Entre la cultura y el crimen
Todos los domingos, en lugares aislados del sertão nordestino, hombres y gallos se lanzan al vértigo de la violencia y del juego. Una diversión que oscila entre lo poético y lo sádico.
Traducción: Carlos David Suárez.
Son aproximadamente las siete. Desde la ventana del carro en una carretera de tierra del municipio de Buíque, en el estado de Pernambuco, logro ver un grupo de muchachos sonrientes, reunidos frente a una fonda ubicada al lado de un pequeño templo de la iglesia “Asamblea de Dios”. Mi guía, quien conduce el carro, me cuenta emocionado que la pequeña iglesia fue construida por su padre hace treinta años, tiene ochenta miembros y “ha sido una bendición para la comunidad”. Casi frente a la iglesia, uno de los muchachos llama mi atención. Riéndose y gesticulando, carga una maleta terciada, del tipo “canguro”, de esas para bebés, pero en lugar de un niño lleva un gallo. La maleta, aparentemente artesanal, tiene una tiranta que sujeta el ave a sus espaldas. Al vernos cruzar la calle para estacionar al frente, los rostros de los muchachos cambian. Somos seguidos por miradas desconfiadas. Vamos a una pelea de gallos.
En Buíque, a pesar del tiempo cerrado y húmedo, no ha llovido recientemente. Sin embargo, de seis meses para acá cayó agua suficiente para hacer progresar los cultivos de maíz y fríjol. Un alivio para esta población que hace un año estaba en la lista de los municipios en situación de emergencia debido a la sequía que ya es considerada la mayor del siglo. A pesar de que el fantasma del estío aún ronda en muchos de los municipios vecinos, la ciudad es por lo general privilegiada en el invierno, los días son más fríos y lluviosos de lo que es común en el clima semiárido. Probablemente colabora la altitud. Buíque está en una de las regiones más altas de Pernambuco, a 800 metros sobre el nivel del mar. Queda a 300 kilómetros de la capital y es conocido por dividir agreste y sertão[1]. Una frontera tan difusa como la frontera entre cultura y crimen en el certamen que está por comenzar.
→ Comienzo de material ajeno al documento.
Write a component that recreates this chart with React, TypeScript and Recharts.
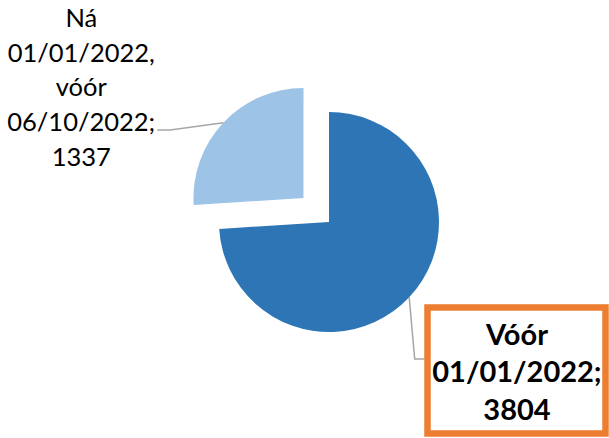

La condición para poder estar en este escenario envuelve no revelar nombres ni el lugar donde van a suceder los preliminares de un torneo de peleas de gallos. Mi presencia ya ha causado bastante incomodidad. Hasta la noche pasada, la expectativa era que el evento fuera cancelado por mi culpa. “Fue difícil convencerlos de que no eras un policía de la CIOSAC – pero ellos están ahí, vamos a ver si no te van a dejar trabajar” –dijo el guía sonriente desabrochándose el cinturón de seguridad. CIOSAC significa Compañía Independiente de Operaciones y Supervivencia en Area de Caatinga. Se trata de un servicio de operaciones policiales que opera en la región del sertão y que el gobierno actual pasó a denominar Batallón Especializado de Policía del Interior (BEPI).
Así que continuamos por la carretera de tierra en dirección a la fonda. Oigo disminuir el volumen de las charlas y toda nuestra atención es capturada por el canto de algunos pájaros silvestres que se encontraban en jaulas colgadas en las paredes del local.
Saludo, en vano, a todo el mundo: para un sertanejo[2] desconfiado el forastero puede tener tanta importancia como el suelo que se escupe. Es como si se tratara de una brisa pasándole al lado. Mi guía apunta hacia su tío, el organizador (voy a llamarlo así de ahora en adelante) del evento está en el ramo de las peleas de gallos y del contrabando de pájaros silvestres desde hace mucho tiempo.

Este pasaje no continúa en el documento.